WHAT YOU SHOULD DO:
Your task is to retype, word for word, the lines from the start of the data through the line holding "a2_e = [3.57, 3.57, 3.43, 3.37, 2.43, 1.75, 1.58, 1.25, 1.39]". Do not include the pictures.

(Dataset entries)
* Begin *
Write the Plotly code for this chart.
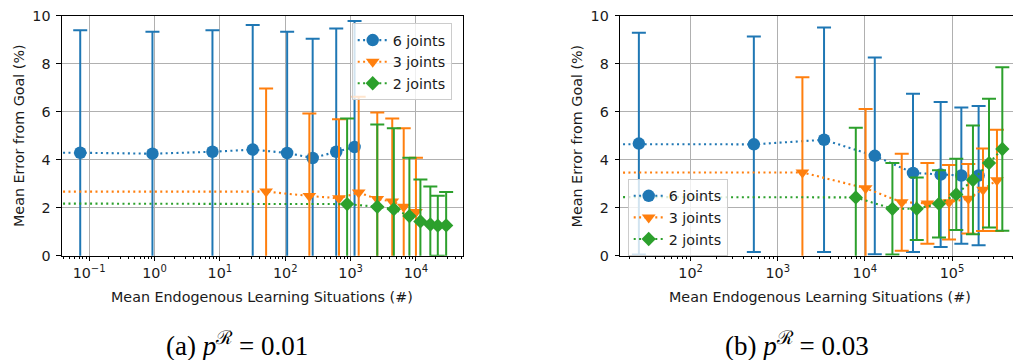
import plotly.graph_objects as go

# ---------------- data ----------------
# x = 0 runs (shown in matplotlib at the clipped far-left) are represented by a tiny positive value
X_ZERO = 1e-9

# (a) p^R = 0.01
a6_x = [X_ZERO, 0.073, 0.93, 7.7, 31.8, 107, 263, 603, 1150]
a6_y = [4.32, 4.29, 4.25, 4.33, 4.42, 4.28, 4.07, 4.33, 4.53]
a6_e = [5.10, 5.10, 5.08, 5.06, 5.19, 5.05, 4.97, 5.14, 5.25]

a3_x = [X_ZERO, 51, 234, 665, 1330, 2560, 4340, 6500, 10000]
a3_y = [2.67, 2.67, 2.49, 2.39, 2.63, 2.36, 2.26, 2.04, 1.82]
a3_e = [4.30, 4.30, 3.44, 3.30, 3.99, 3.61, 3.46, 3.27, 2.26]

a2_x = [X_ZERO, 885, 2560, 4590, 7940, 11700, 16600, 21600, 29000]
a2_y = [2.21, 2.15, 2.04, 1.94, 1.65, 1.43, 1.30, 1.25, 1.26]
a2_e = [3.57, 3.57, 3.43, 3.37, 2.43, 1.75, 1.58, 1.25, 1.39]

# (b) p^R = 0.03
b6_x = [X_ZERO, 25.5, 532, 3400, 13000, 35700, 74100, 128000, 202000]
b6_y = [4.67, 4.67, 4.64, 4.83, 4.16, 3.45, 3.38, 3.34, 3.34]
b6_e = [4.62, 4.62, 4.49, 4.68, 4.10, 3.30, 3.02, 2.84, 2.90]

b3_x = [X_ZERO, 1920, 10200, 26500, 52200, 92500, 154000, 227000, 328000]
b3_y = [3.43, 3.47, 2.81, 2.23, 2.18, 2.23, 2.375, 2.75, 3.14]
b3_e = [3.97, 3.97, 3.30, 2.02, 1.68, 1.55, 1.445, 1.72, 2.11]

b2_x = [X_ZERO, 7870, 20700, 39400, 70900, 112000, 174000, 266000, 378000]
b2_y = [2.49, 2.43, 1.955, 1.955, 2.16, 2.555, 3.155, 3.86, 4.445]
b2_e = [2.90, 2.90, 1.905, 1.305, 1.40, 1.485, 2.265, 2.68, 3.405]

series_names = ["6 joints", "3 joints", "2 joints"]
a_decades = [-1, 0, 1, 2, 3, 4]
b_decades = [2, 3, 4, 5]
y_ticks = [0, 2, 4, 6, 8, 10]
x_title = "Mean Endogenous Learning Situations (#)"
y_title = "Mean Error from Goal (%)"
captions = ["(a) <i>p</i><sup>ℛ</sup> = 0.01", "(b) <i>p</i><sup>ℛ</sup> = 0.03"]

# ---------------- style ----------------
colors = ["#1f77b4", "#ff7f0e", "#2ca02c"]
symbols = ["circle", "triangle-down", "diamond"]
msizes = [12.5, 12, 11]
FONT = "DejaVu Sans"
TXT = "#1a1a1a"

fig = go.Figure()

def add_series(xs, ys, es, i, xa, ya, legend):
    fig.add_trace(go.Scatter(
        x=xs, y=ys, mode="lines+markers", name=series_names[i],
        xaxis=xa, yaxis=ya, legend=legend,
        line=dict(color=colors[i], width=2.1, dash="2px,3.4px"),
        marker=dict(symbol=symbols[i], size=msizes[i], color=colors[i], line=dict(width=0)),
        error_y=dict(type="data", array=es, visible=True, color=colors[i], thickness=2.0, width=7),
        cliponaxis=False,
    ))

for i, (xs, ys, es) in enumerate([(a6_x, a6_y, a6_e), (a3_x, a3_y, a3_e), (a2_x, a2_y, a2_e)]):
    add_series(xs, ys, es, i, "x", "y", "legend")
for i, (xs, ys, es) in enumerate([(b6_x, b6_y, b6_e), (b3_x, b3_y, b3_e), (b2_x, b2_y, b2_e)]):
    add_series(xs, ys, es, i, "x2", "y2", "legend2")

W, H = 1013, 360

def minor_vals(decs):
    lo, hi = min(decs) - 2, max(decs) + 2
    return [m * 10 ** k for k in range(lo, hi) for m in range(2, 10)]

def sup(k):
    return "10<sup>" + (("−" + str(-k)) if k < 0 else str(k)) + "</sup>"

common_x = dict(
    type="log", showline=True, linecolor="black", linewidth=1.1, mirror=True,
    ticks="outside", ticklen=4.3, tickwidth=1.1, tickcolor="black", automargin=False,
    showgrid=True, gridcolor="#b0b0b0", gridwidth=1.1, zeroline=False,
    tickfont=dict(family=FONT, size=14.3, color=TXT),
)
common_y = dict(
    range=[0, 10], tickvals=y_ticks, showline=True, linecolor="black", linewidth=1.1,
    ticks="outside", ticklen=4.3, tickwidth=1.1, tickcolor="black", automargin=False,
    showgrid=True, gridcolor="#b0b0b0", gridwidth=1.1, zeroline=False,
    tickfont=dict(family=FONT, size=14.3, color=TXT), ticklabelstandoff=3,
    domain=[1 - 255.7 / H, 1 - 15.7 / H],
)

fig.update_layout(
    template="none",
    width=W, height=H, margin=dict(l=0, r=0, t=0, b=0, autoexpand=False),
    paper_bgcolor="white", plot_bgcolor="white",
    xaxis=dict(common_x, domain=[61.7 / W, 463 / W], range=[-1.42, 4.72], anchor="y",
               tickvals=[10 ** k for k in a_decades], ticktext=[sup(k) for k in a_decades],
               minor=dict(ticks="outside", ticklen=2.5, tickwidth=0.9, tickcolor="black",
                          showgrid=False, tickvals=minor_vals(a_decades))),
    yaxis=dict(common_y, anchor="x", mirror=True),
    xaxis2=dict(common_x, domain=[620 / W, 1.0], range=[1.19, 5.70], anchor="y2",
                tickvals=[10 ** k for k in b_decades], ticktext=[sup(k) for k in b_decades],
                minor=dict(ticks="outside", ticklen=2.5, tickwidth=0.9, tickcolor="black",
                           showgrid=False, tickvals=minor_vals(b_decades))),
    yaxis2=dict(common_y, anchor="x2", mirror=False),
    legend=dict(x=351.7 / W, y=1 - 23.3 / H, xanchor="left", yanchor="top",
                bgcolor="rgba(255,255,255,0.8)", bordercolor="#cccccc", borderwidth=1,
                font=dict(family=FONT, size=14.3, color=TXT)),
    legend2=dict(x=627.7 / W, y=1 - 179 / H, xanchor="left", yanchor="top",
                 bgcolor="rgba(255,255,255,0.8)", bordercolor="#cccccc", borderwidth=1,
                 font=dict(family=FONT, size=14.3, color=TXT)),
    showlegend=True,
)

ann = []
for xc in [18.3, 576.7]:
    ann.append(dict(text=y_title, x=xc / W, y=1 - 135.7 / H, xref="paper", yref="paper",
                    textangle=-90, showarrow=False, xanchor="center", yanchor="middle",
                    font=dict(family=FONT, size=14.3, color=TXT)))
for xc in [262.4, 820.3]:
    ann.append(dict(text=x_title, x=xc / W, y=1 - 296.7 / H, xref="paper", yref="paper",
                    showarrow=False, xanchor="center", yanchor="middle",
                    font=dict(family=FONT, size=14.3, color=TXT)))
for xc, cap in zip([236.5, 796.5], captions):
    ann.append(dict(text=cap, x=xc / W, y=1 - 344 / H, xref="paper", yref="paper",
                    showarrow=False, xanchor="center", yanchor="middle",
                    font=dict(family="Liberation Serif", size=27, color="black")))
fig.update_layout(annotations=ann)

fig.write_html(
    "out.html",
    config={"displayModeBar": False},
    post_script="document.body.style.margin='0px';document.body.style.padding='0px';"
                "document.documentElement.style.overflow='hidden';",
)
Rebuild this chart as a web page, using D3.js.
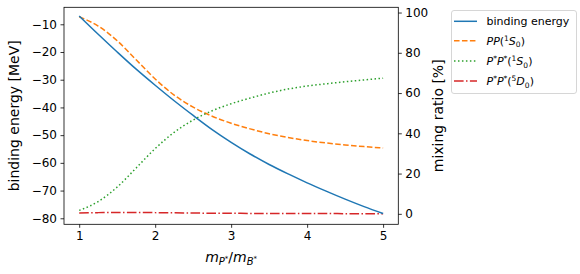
* End *
RESULT OF THE EXERCISE:
Write the Plotly code for this chart.
import plotly.graph_objects as go

# ---------------- data ----------------
# x = 0 runs (shown in matplotlib at the clipped far-left) are represented by a tiny positive value
X_ZERO = 1e-9

# (a) p^R = 0.01
a6_x = [X_ZERO, 0.073, 0.93, 7.7, 31.8, 107, 263, 603, 1150]
a6_y = [4.32, 4.29, 4.25, 4.33, 4.42, 4.28, 4.07, 4.33, 4.53]
a6_e = [5.10, 5.10, 5.08, 5.06, 5.19, 5.05, 4.97, 5.14, 5.25]

a3_x = [X_ZERO, 51, 234, 665, 1330, 2560, 4340, 6500, 10000]
a3_y = [2.67, 2.67, 2.49, 2.39, 2.63, 2.36, 2.26, 2.04, 1.82]
a3_e = [4.30, 4.30, 3.44, 3.30, 3.99, 3.61, 3.46, 3.27, 2.26]

a2_x = [X_ZERO, 885, 2560, 4590, 7940, 11700, 16600, 21600, 29000]
a2_y = [2.21, 2.15, 2.04, 1.94, 1.65, 1.43, 1.30, 1.25, 1.26]
a2_e = [3.57, 3.57, 3.43, 3.37, 2.43, 1.75, 1.58, 1.25, 1.39]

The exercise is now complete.